When, following the outsourced lecture, Theaster Gates pounded rhythmically on the lectern and chanted, "I want the value of my labor, artistic labor," the audience saw that this was not mere self-reflexivity, but part of a battle cry for a new aesthetic education: one in which the content and the form of our intellectual labor in fact works towards the social conditions that would give it meaning. Such a collective, organized performance may be beyond what most of us can reasonably accomplish, but even simple gestures of formal innovation can advance our scholarship. For example Margaret Price, a scholar of disability studies, passes out notecards for people to write questions and comments on during her lecture, so as to interrupt the presumed orality of academic interaction, which excludes any number of physical and mental dispositions.

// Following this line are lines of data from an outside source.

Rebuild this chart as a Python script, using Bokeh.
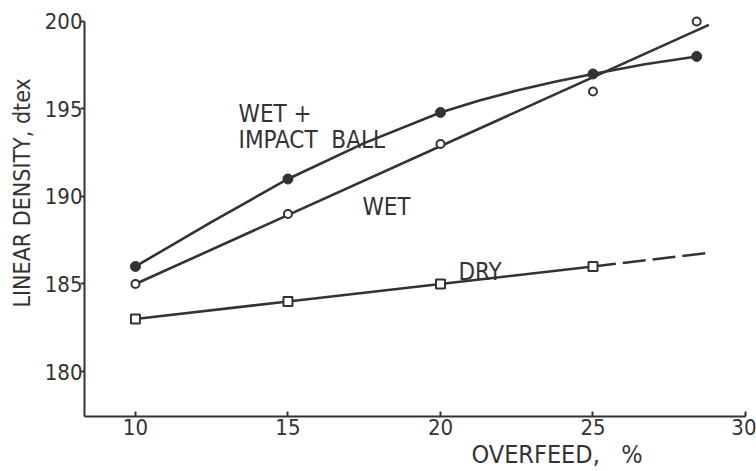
import math
from bokeh.plotting import figure
from bokeh.models import Label, FixedTicker, Range1d, Title
from bokeh.embed import file_html
from bokeh.resources import INLINE

# ---- data ----
x_ticks = [10, 15, 20, 25, 30]
y_ticks = [180, 185, 190, 195, 200]

impact_x = [10, 15, 20, 25, 28.4]
impact_y = [186, 191, 194.8, 197.0, 198.0]

wet_x = [10, 15, 20, 25, 28.4]
wet_y = [185, 189, 193, 196, 200]

dry_x = [10, 15, 20, 25]
dry_y = [183, 184, 185, 186]

# fitted (hand-drawn) curves
impact_fit_x = [10, 12.5, 15, 17.5, 20, 21.25, 22.5, 23.75, 25, 26.7, 28.4]
impact_fit_y = [186, 188.55, 191, 193.05, 194.8, 195.47, 196.05, 196.55, 197.0, 197.55, 198.0]
wet_fit_x = [10, 28.8]
wet_fit_y = [185, 199.8]
dry_ext_x = [25, 28.9]
dry_ext_y = [186, 186.8]

INK = "#333333"
FONT = "Liberation Sans Narrow, DejaVu Sans Condensed, Roboto Condensed, sans-serif"
NB = "\u00a0"

X0, X1 = 8.33, 30.0
Y0, Y1 = 177.43, 200.51

p = figure(width=756, height=471, output_backend="svg", toolbar_location=None,
           x_range=Range1d(X0, X1), y_range=Range1d(Y0, Y1),
           min_border_left=84, min_border_right=11, min_border_top=12, min_border_bottom=55)
p.outline_line_color = None
p.xgrid.visible = False
p.ygrid.visible = False
p.background_fill_color = "white"

for ax in (p.xaxis[0], p.yaxis[0]):
    ax.axis_line_color = INK
    ax.axis_line_width = 2
    ax.major_tick_line_color = INK
    ax.major_tick_line_width = 2
    ax.minor_tick_line_color = None
    ax.major_label_text_font = FONT
    ax.major_label_text_font_size = "22px"
    ax.major_label_text_color = INK

p.xaxis.ticker = FixedTicker(ticks=x_ticks)
p.yaxis.ticker = FixedTicker(ticks=y_ticks)
p.xaxis.bounds = (X0, 30)
p.yaxis.bounds = (Y0, 200)
p.xaxis.major_tick_in = 5
p.xaxis.major_tick_out = 0
p.xaxis.major_label_standoff = 2
p.yaxis.major_tick_in = 0
p.yaxis.major_tick_out = 4
p.yaxis.major_label_standoff = -2

# curves
p.line(impact_fit_x, impact_fit_y, line_color=INK, line_width=2.6, line_join="round")
p.line(wet_fit_x, wet_fit_y, line_color=INK, line_width=2.6)
p.line(dry_x, dry_y, line_color=INK, line_width=2.6)
p.line(dry_ext_x, dry_ext_y, line_color=INK, line_width=2.6, line_dash="23 7")

# markers
p.scatter(impact_x, impact_y, marker="circle", size=10, fill_color=INK, line_color=INK)
p.scatter(wet_x, wet_y, marker="circle", size=8, fill_color="white", line_color=INK, line_width=2)
p.scatter(dry_x, dry_y, marker="square", size=9, fill_color="white", line_color=INK, line_width=2)

def lab(txt, x, y, size="24px"):
    p.add_layout(Label(x=x, y=y, text=txt, text_font=FONT, text_font_size=size,
                       text_color=INK, text_baseline="alphabetic"))

lab("WET +", 13.38, 194.74)
lab("IMPACT" + NB + NB + "BALL", 13.38, 193.2)
lab("WET", 17.44, 189.37)
lab("DRY", 20.59, 185.71)

# axis titles placed as titles so they are not clipped by the frame
xt = Title(text="OVERFEED," + NB + NB + NB + "%", align="left", offset=387, text_font=FONT,
           text_font_size="25px", text_color=INK, text_font_style="normal", standoff=0)
p.add_layout(xt, "below")
yt = Title(text="LINEAR DENSITY, dtex", align="left", offset=109, text_font=FONT,
           text_font_size="23px", text_color=INK, text_font_style="normal", standoff=13)
p.add_layout(yt, "left")

open("out.html", "w").write(file_html(p, INLINE))
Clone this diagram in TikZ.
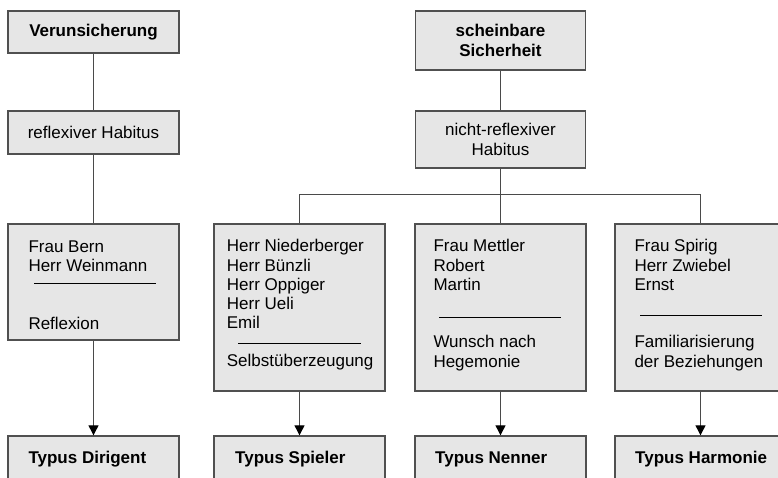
\documentclass[tikz,border=0pt]{standalone}
\usepackage{fontspec}
\setmainfont{Liberation Sans}
\usetikzlibrary{arrows.meta}
\definecolor{boxfill}{HTML}{E6E6E6}
\definecolor{boxline}{HTML}{505050}
\definecolor{conline}{HTML}{4A4A4A}
\begin{document}
\begin{tikzpicture}[x=1pt,y=-1pt,
  box/.style={draw=boxline,fill=boxfill,line width=1.4pt,rectangle,inner sep=0pt},
  headbox/.style={box,font=\fontsize{17}{19.5}\selectfont\bfseries,align=center},
  midbox/.style={box,font=\fontsize{17}{19.5}\selectfont,align=center},
  txt/.style={anchor=base west,inner sep=0pt,font=\fontsize{17}{19.5}\selectfont},
  btxt/.style={txt,font=\fontsize{17}{19.5}\selectfont\bfseries},
  con/.style={draw=conline,line width=1.2pt},
  arr/.style={con,-{Triangle[width=10pt,length=10pt,color=black]}},
  sep/.style={draw=black,line width=1pt}]
\useasboundingbox (0,0) rectangle (778,478);
\clip (0,0) rectangle (778,478);
% column 1
\node[headbox,minimum width=171pt,minimum height=42pt] (v1) at (93.5,32) {Verunsicherung};
\node[midbox,minimum width=171pt,minimum height=43pt] (h1) at (93.5,132.5) {reflexiver Habitus};
\node[box,minimum width=171pt,minimum height=116pt] (c1) at (93.5,282) {};
\node[box,minimum width=171pt,minimum height=46pt] (t1) at (93.5,459) {};
\node[txt] (c1a) at (28.3,252) {Frau Bern};
\node[txt] (c1b) at (28.3,271.3) {Herr Weinmann};
\coordinate (s1a) at (34,283.3); \coordinate (s1b) at (155.7,283.3);
\draw[sep] (s1a) -- (s1b);
\node[txt] (c1c) at (28.3,329) {Reflexion};
\node[btxt] (t1t) at (28.3,463.3) {Typus Dirigent};
% column 2
\node[headbox,minimum width=170pt,minimum height=59pt] (v2) at (500.5,40.5) {scheinbare\\Sicherheit};
\node[midbox,minimum width=170pt,minimum height=57pt] (h2) at (500.5,139.5) {nicht-reflexiver\\Habitus};
\node[box,minimum width=171pt,minimum height=167pt] (c2) at (299.5,307.5) {};
\node[box,minimum width=171pt,minimum height=46pt] (t2) at (299.5,459) {};
\node[txt] (c2a) at (226.7,251.7) {Herr Niederberger};
\node[txt] (c2b) at (226.7,271) {Herr Bünzli};
\node[txt] (c2c) at (226.7,290.3) {Herr Oppiger};
\node[txt] (c2d) at (226.7,309.6) {Herr Ueli};
\node[txt] (c2e) at (226.7,328.9) {Emil};
\coordinate (s2a) at (238,343); \coordinate (s2b) at (360.7,343);
\draw[sep] (s2a) -- (s2b);
\node[txt] (c2f) at (226.7,366.7) {Selbstüberzeugung};
\node[btxt] (t2t) at (235,463.3) {Typus Spieler};
% column 3
\node[box,minimum width=171pt,minimum height=167pt] (c3) at (500.5,307.5) {};
\node[box,minimum width=171pt,minimum height=46pt] (t3) at (500.5,459) {};
\node[txt] (c3a) at (433.3,251.7) {Frau Mettler};
\node[txt] (c3b) at (433.3,271) {Robert};
\node[txt] (c3c) at (433.3,290.3) {Martin};
\coordinate (s3a) at (439,317.7); \coordinate (s3b) at (561.3,317.7);
\draw[sep] (s3a) -- (s3b);
\node[txt] (c3d) at (433.3,347.7) {Wunsch nach};
\node[txt] (c3e) at (433.3,367) {Hegemonie};
\node[btxt] (t3t) at (435,463.3) {Typus Nenner};
% column 4
\node[box,minimum width=171pt,minimum height=167pt] (c4) at (700.5,307.5) {};
\node[box,minimum width=171pt,minimum height=46pt] (t4) at (700.5,459) {};
\node[txt] (c4a) at (634.3,251.7) {Frau Spirig};
\node[txt] (c4b) at (634.3,271) {Herr Zwiebel};
\node[txt] (c4c) at (634.3,290.3) {Ernst};
\coordinate (s4a) at (640,315); \coordinate (s4b) at (762,315);
\draw[sep] (s4a) -- (s4b);
\node[txt] (c4d) at (634.3,347.7) {Familiarisierung};
\node[txt] (c4e) at (634.3,367) {der Beziehungen};
\node[btxt] (t4t) at (635,463.3) {Typus Harmonie};
% connectors
\draw[con] (v1.south) -- (h1.north);
\draw[con] (h1.south) -- (c1.north);
\draw[arr] (c1.south) -- (t1.north);
\draw[con] (v2.south) -- (h2.north);
\draw[con] (h2.south) -- (c3.north);
\draw[con] (c2.north) -- ++(0,-29) -| (c4.north);
\draw[arr] (c2.south) -- (t2.north);
\draw[arr] (c3.south) -- (t3.north);
\draw[arr] (c4.south) -- (t4.north);
\end{tikzpicture}
\end{document}
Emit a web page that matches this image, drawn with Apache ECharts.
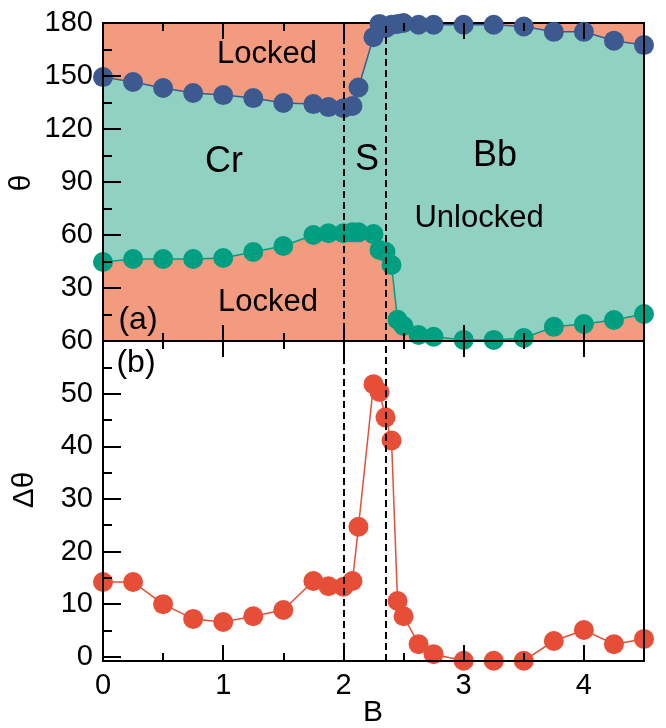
<!DOCTYPE html>
<html>
<head>
<meta charset="utf-8">
<script src="https://cdn.jsdelivr.net/npm/echarts@6/dist/echarts.min.js"></script>
<style>
  html, body { margin: 0; padding: 0; background: #fff; }
  #chart { width: 666px; height: 728px; }
</style>
</head>
<body>
<div id="chart"></div>
<script>
// Field values B
const B = [0, 0.25, 0.5, 0.75, 1, 1.25, 1.5, 1.75, 1.875, 2.0, 2.075, 2.125, 2.25, 2.3, 2.35,
           2.4, 2.45, 2.5, 2.625, 2.75, 3, 3.25, 3.5, 3.75, 4, 4.25, 4.5];
// Upper locking angle (degrees)
const thetaUpper = [149.4, 146.6, 143.2, 140.4, 139.2, 137.5, 134.7, 134.1, 132.4, 131.8, 133, 143.5, 172, 179.5, 177,
                    179, 179.5, 180, 179, 179, 179, 179, 178, 175, 175, 170, 167.5];
// Lower locking angle (degrees)
const thetaLower = [44.7, 46.4, 46.4, 46.4, 47, 50.4, 53.8, 60, 61, 61, 61.5, 61.5, 60.5, 51.5, 50.5,
                    43, 12, 8.5, 3.4, 2.4, 0.6, 0.6, 1.7, 8, 9.6, 11.9, 15.3];
// Width of the unlocked window
const deltaTheta = [14.2, 14.2, 10.0, 7.2, 6.6, 7.7, 8.9, 14.4, 13.4, 13.3, 14.4, 24.7, 51.8, 50.3, 45.5,
                    41.1, 10.6, 7.7, 2.4, 0.5, -0.75, -0.75, -0.75, 3.0, 5.1, 2.4, 3.4];
// Regime boundaries (Cr | S | Bb)
const boundaries = [2.0, 2.35];

// Tick values
const xMajor = [0, 1, 2, 3, 4];
const xMinor = [0.5, 1.5, 2.5, 3.5];
const dMajor = [0, 10, 20, 30, 40, 50, 60];
const dMinor = [5, 15, 25, 35, 45, 55];

const FONT = '"Liberation Sans", Arial, Helvetica, sans-serif';
const SALMON = '#F29B7F';
const TEAL = '#90D1C1';
const BLUE = '#3D5A90';
const GREEN = '#009F82';
const RED = '#E64E38';

const pairs = ys => B.map((b, i) => [b, ys[i]]);

function xAxisDef(gridIndex, position, ticks, len, withLine, withLabels) {
  return {
    type: 'value', gridIndex, position, min: 0, max: 4.5, z: 6,
    axisLine: { show: withLine, onZero: false, lineStyle: { color: '#000', width: 2 } },
    axisTick: { show: true, inside: true, length: len, customValues: ticks,
                lineStyle: { color: '#000', width: 2 } },
    axisLabel: withLabels
      ? { show: true, customValues: ticks, margin: 10, fontSize: 29, color: '#000', fontFamily: FONT }
      : { show: false },
    splitLine: { show: false }
  };
}

const chart = echarts.init(document.getElementById('chart'), null, { renderer: 'canvas' });

const option = {
  animation: false,
  backgroundColor: '#fff',
  grid: [
    { left: 103, top: 23, width: 541, height: 318, show: true, backgroundColor: SALMON,
      borderColor: '#000', borderWidth: 2 },
    { left: 103, top: 341, width: 541, height: 320, show: true, backgroundColor: '#fff',
      borderColor: '#000', borderWidth: 2 }
  ],
  xAxis: [
    xAxisDef(0, 'bottom', xMajor, 16, true, false),
    xAxisDef(0, 'bottom', xMinor, 8, false, false),
    xAxisDef(0, 'top', xMajor, 16, false, false),
    xAxisDef(0, 'top', xMinor, 8, false, false),
    xAxisDef(1, 'top', xMajor, 16, false, false),
    xAxisDef(1, 'top', xMinor, 8, false, false),
    xAxisDef(1, 'bottom', xMajor, 16, true, true),
    xAxisDef(1, 'bottom', xMinor, 8, false, false)
  ],
  yAxis: [
    { type: 'value', gridIndex: 0, position: 'left', min: 0, max: 180, interval: 30, z: 6,
      axisLine: { show: true, onZero: false, lineStyle: { color: '#000', width: 2 } },
      axisTick: { inside: true, length: 18, lineStyle: { color: '#000', width: 2 } },
      minorTick: { show: true, splitNumber: 2, length: 9, lineStyle: { color: '#000', width: 2 } },
      axisLabel: { showMinLabel: false, margin: 10, fontSize: 29, color: '#000', fontFamily: FONT },
      splitLine: { show: false }, minorSplitLine: { show: false } },
    { type: 'value', gridIndex: 0, position: 'right', min: 0, max: 180, z: 6,
      axisLine: { show: true, onZero: false, lineStyle: { color: '#000', width: 2 } },
      axisTick: { show: false }, axisLabel: { show: false }, splitLine: { show: false } },
    { type: 'value', gridIndex: 1, position: 'left', min: -0.8, max: 60, z: 6,
      axisLine: { show: true, onZero: false, lineStyle: { color: '#000', width: 2 } },
      axisTick: { inside: true, length: 18, customValues: dMajor, lineStyle: { color: '#000', width: 2 } },
      axisLabel: { customValues: dMajor, margin: 10, fontSize: 29, color: '#000', fontFamily: FONT },
      splitLine: { show: false } },
    { type: 'value', gridIndex: 1, position: 'left', min: -0.8, max: 60, z: 6,
      axisLine: { show: false, onZero: false },
      axisTick: { inside: true, length: 9, customValues: dMinor, lineStyle: { color: '#000', width: 2 } },
      axisLabel: { show: false }, splitLine: { show: false } },
    { type: 'value', gridIndex: 1, position: 'right', min: -0.8, max: 60, z: 6,
      axisLine: { show: true, onZero: false, lineStyle: { color: '#000', width: 2 } },
      axisTick: { show: false }, axisLabel: { show: false }, splitLine: { show: false } }
  ],
  series: [
    // unlocked band: fill under the upper curve, then re-cover below the lower curve
    { type: 'line', xAxisIndex: 0, yAxisIndex: 0, data: pairs(thetaUpper), showSymbol: false,
      lineStyle: { width: 0 }, areaStyle: { color: TEAL, opacity: 1 }, silent: true, z: 1 },
    { type: 'line', xAxisIndex: 0, yAxisIndex: 0, data: pairs(thetaLower), showSymbol: false,
      lineStyle: { width: 0 }, areaStyle: { color: SALMON, opacity: 1 }, silent: true, z: 1 },
    { type: 'line', xAxisIndex: 0, yAxisIndex: 0, data: pairs(thetaUpper), symbol: 'circle',
      symbolSize: 20, clip: false, z: 3,
      lineStyle: { color: BLUE, width: 1.5 }, itemStyle: { color: BLUE },
      markLine: { silent: true, symbol: 'none', label: { show: false },
        lineStyle: { color: '#000', width: 2, type: [7, 4] },
        data: boundaries.map(b => ({ xAxis: b })) } },
    { type: 'line', xAxisIndex: 0, yAxisIndex: 0, data: pairs(thetaLower), symbol: 'circle',
      symbolSize: 20, clip: false, z: 3,
      lineStyle: { color: GREEN, width: 1.5 }, itemStyle: { color: GREEN } },
    { type: 'line', xAxisIndex: 4, yAxisIndex: 2, data: pairs(deltaTheta), symbol: 'circle',
      symbolSize: 20, clip: false, z: 3,
      lineStyle: { color: RED, width: 1.5 }, itemStyle: { color: RED },
      markLine: { silent: true, symbol: 'none', label: { show: false },
        lineStyle: { color: '#000', width: 2, type: [7, 4] },
        data: boundaries.map(b => ({ xAxis: b })) } }
  ],
  graphic: [
    { type: 'text', x: 267, y: 54, z: 20, style: { text: 'Locked', font: '31px ' + FONT, fill: '#000', align: 'center', verticalAlign: 'middle' } },
    { type: 'text', x: 224, y: 162, z: 20, style: { text: 'Cr', font: '36px ' + FONT, fill: '#000', align: 'center', verticalAlign: 'middle' } },
    { type: 'text', x: 367, y: 160, z: 20, style: { text: 'S', font: '36px ' + FONT, fill: '#000', align: 'center', verticalAlign: 'middle' } },
    { type: 'text', x: 495, y: 156, z: 20, style: { text: 'Bb', font: '36px ' + FONT, fill: '#000', align: 'center', verticalAlign: 'middle' } },
    { type: 'text', x: 479, y: 218, z: 20, style: { text: 'Unlocked', font: '31px ' + FONT, fill: '#000', align: 'center', verticalAlign: 'middle' } },
    { type: 'text', x: 268, y: 302, z: 20, style: { text: 'Locked', font: '31px ' + FONT, fill: '#000', align: 'center', verticalAlign: 'middle' } },
    { type: 'text', x: 138, y: 320, z: 20, style: { text: '(a)', font: '32px ' + FONT, fill: '#000', align: 'center', verticalAlign: 'middle' } },
    { type: 'text', x: 136, y: 363, z: 20, style: { text: '(b)', font: '32px ' + FONT, fill: '#000', align: 'center', verticalAlign: 'middle' } },
    { type: 'text', x: 22, y: 183, rotation: Math.PI / 2, z: 20, style: { text: 'θ', font: '30px ' + FONT, fill: '#000', align: 'center', verticalAlign: 'middle' } },
    { type: 'text', x: 25, y: 490, rotation: Math.PI / 2, z: 20, style: { text: 'Δθ', font: '30px ' + FONT, fill: '#000', align: 'center', verticalAlign: 'middle' } },
    { type: 'text', x: 373, y: 713, z: 20, style: { text: 'B', font: '30px ' + FONT, fill: '#000', align: 'center', verticalAlign: 'middle' } }
  ]
};

chart.setOption(option);
</script>
</body>
</html>
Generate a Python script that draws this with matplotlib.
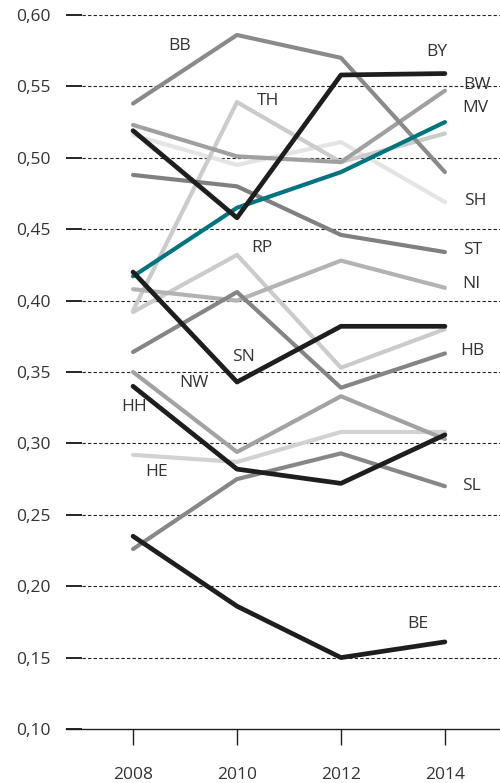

Such activities require time and collaboration; they also require being brave enough to risk looking foolish. But the form-content of aesthetic experience is always a part of the work we do, and it is time to engage it more broadly and more conscientiously. Performative scholarship calls upon us to think beyond the restriction of our scholarship to pure content, and invites us to make the presentational and formal varieties of teaching, political organizing, database-making, and creative writing, among others, equal aspects of our scholarly careers.
 This is not at all to suggest that full-time faculty are responsible for the corporatization of university life, but it is to insist that in such a context we need to find more robust vocabularies to defend the value of non-tenure track faculty.
 And, indeed, if we do not respect the fact that public university teaching is already "public humanities," as Kristen Case has recently argued in the Chronicle of Higher Education.